Just because Ms. Anderson and Mr. Reed have found a way to collaborate, don't expect them to become the Steve and Eydie of the avant-garde. As Ms. Anderson's Nerve Bible show tours the country, Mr. Reed may join her briefly on the stage here and there, or he may not.

Much of the imagery of the show was inspired by Ms. Anderson's Himalayan adventure. Ms. Anderson makes her stage entrance hanging upside down from a rope. A crucial image in the second act is a red laser tightrope that lengthens and shortens.

Instead of real-life backup singers, Ms. Anderson will be supported by two computer characters named Bruce and Agnes who act as guides and whose images appear on a thirty-sex-foot screen. The characters, whom Ms. Anderson drew and created voices for, reflect her immersion in computer technology. Her tour is being sponsored by Voyager, the New York software company for which she has created a CD-ROM called Puppet Motel that offers six hours of music and talk.

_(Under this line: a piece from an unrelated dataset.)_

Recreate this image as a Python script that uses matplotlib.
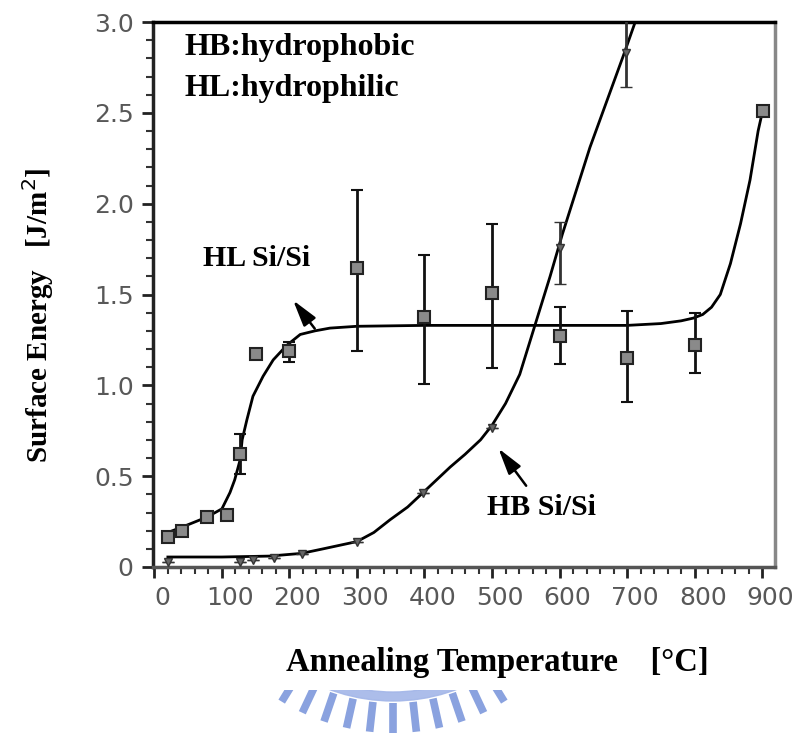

Although Ms. Anderson often has the manner of a benign, all-knowing instructor, giving lessons on life, she is uncomfortable with the idea of herself as a teacher. "I work so I can feel my own freedom," she says.

In her preoccupation with mortality and the limits of human consciousness, Ms. Anderson has begun to explore some of the same territory that Mr. Reed broached in his 1992 album, Magic And Loss.

"When that album came out and people called it Lou Reed's 'death album,' it was the kiss of death," Mr. Reed recalls. "Please don't call Bright Red Laurie's death album, because it will keep people away in droves. Why in the world do you have to go back and listen to Bach to have music that asks what does it all mean when these are the major themes of our lives?"